** Begin **
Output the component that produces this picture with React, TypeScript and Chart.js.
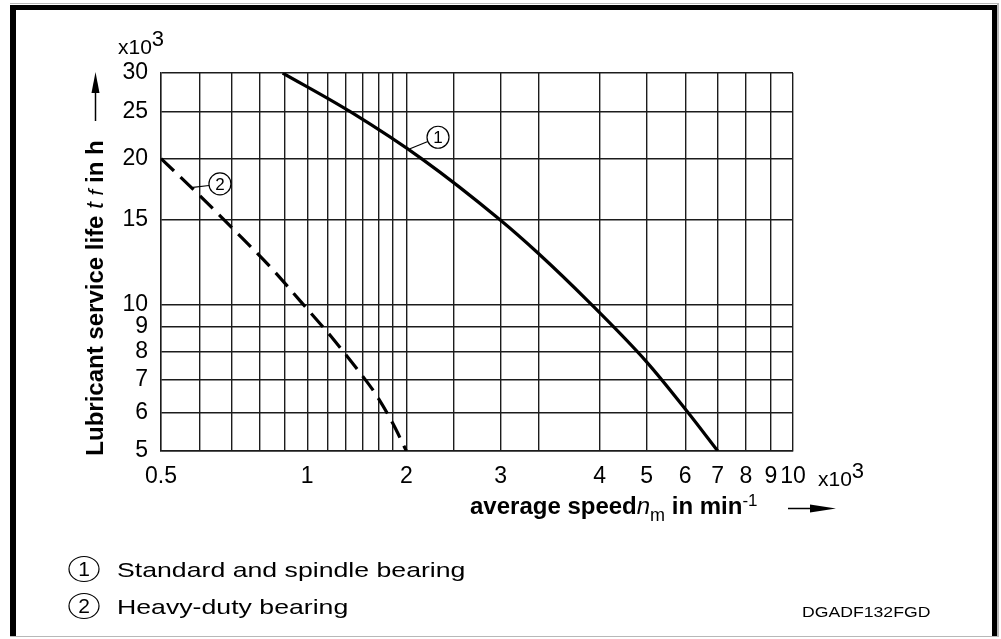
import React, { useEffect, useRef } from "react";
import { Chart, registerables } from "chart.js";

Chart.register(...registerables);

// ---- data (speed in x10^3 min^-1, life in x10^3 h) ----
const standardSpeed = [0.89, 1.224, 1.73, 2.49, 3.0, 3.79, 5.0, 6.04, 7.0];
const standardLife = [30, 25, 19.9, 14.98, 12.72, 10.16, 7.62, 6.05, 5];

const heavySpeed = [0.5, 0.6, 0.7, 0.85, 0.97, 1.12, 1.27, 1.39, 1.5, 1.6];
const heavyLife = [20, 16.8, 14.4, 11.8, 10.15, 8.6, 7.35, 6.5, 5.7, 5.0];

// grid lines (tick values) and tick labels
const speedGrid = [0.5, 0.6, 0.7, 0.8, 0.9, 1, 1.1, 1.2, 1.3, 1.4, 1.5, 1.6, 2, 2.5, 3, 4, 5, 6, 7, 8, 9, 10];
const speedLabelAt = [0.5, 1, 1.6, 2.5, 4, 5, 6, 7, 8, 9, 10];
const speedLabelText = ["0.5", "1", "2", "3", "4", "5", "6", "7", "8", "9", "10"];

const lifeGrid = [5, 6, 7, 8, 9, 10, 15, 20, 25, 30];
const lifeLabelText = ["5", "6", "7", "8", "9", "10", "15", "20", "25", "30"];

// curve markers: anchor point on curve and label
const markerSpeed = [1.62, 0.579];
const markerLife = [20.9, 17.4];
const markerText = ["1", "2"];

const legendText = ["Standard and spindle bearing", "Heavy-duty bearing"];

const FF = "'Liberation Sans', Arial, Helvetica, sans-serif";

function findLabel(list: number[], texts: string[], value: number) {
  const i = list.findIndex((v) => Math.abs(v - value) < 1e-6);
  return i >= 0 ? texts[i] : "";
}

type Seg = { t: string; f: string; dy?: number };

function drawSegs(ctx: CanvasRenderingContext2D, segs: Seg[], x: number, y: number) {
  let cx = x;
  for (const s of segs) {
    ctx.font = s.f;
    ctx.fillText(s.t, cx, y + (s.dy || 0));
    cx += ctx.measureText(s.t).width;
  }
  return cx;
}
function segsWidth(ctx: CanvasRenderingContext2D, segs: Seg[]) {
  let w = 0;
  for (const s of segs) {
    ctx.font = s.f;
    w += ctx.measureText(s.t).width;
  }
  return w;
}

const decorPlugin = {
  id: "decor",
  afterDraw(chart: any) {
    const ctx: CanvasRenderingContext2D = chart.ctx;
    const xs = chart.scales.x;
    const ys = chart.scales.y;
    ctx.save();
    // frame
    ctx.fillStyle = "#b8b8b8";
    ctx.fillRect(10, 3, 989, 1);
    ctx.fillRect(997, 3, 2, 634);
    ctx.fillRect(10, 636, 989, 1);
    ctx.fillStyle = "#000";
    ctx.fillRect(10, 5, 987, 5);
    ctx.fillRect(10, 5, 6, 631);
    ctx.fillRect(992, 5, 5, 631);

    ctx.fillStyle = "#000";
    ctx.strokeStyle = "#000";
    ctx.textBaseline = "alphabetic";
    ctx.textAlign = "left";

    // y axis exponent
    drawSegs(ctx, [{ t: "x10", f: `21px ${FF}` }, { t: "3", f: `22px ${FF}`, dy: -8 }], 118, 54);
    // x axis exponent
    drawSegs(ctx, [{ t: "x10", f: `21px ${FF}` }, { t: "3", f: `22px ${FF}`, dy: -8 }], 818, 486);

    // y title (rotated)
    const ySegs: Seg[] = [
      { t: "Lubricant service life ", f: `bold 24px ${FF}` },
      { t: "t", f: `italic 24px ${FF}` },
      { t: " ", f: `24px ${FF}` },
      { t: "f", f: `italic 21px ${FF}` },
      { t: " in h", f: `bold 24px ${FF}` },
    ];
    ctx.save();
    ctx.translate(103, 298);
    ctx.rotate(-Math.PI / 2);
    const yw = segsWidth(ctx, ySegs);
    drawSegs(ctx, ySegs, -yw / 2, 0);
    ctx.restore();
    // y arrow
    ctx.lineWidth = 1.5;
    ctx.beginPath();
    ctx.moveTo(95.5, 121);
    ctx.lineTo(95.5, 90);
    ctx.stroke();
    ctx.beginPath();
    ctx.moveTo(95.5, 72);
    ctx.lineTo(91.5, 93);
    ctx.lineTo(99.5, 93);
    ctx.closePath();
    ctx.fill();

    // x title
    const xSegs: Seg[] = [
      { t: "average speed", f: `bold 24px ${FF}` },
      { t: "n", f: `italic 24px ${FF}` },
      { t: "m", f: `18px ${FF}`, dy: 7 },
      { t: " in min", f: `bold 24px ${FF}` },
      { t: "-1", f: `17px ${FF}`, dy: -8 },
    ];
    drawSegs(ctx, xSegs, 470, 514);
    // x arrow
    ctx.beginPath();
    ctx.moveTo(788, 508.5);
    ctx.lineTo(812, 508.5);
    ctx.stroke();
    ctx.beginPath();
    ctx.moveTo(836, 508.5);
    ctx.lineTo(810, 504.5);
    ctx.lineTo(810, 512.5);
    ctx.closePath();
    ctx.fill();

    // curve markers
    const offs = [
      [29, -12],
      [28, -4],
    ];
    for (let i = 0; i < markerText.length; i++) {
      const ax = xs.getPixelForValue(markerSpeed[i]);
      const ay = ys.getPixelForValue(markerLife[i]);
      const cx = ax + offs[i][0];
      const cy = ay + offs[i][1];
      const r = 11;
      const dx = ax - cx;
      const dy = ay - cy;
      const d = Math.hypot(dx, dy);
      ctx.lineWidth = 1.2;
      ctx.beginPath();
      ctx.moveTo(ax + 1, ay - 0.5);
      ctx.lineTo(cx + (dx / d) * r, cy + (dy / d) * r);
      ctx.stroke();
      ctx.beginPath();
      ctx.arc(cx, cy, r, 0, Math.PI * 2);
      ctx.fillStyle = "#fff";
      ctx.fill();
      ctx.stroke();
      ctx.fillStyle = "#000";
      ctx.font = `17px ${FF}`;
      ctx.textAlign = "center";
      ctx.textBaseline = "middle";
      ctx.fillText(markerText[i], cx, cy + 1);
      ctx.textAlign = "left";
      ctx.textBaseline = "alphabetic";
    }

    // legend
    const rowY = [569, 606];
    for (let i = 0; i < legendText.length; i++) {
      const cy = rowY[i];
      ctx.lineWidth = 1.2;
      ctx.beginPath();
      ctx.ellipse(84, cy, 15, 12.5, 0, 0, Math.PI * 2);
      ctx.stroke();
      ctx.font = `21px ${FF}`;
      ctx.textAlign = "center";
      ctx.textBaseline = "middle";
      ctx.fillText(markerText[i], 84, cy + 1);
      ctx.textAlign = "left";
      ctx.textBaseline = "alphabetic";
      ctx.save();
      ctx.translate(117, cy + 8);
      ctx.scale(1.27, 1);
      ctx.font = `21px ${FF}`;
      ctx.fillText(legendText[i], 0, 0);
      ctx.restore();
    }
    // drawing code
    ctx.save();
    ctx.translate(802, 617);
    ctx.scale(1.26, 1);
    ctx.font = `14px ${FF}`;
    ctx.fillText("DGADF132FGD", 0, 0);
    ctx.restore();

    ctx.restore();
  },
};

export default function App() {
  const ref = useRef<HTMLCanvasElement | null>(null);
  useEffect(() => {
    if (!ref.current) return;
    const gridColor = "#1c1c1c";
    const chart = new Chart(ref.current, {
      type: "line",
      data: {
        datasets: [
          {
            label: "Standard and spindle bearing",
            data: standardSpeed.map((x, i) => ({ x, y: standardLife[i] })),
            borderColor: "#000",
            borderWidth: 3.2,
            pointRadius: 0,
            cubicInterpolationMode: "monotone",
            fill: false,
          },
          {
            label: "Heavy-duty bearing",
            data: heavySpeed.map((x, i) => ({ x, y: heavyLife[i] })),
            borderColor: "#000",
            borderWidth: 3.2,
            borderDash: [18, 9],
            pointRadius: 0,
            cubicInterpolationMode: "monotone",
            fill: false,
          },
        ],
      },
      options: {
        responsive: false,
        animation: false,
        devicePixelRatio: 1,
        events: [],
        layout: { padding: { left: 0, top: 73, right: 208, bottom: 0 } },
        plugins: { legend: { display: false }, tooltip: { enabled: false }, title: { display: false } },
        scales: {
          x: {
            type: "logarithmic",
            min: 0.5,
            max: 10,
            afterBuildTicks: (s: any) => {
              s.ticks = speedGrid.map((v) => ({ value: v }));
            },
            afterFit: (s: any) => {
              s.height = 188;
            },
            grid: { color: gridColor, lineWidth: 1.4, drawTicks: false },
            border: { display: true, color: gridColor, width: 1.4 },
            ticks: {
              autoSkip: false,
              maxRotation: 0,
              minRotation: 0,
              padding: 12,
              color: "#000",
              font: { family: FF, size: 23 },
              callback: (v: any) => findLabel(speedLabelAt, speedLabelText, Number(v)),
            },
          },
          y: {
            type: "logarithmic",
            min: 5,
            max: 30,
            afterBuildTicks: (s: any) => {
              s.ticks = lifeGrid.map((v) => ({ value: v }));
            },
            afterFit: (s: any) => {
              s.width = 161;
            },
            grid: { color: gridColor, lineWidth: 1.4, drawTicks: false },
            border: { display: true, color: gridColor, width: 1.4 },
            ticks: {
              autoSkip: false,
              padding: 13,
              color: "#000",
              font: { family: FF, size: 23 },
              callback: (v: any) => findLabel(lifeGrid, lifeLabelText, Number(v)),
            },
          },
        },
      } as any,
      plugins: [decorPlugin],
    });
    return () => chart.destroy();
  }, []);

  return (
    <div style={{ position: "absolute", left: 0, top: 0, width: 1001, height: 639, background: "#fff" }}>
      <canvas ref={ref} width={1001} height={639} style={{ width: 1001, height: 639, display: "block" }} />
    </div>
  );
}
** End **
Write out exactly the lines between the start of the data and the line with "7.62, 6.05, 5];", including both, but none of the pictures.

> **Result**:
Output the component that produces this picture with React, TypeScript and Chart.js.
import React, { useEffect, useRef } from "react";
import { Chart, registerables } from "chart.js";

Chart.register(...registerables);

// ---- data (speed in x10^3 min^-1, life in x10^3 h) ----
const standardSpeed = [0.89, 1.224, 1.73, 2.49, 3.0, 3.79, 5.0, 6.04, 7.0];
const standardLife = [30, 25, 19.9, 14.98, 12.72, 10.16, 7.62, 6.05, 5];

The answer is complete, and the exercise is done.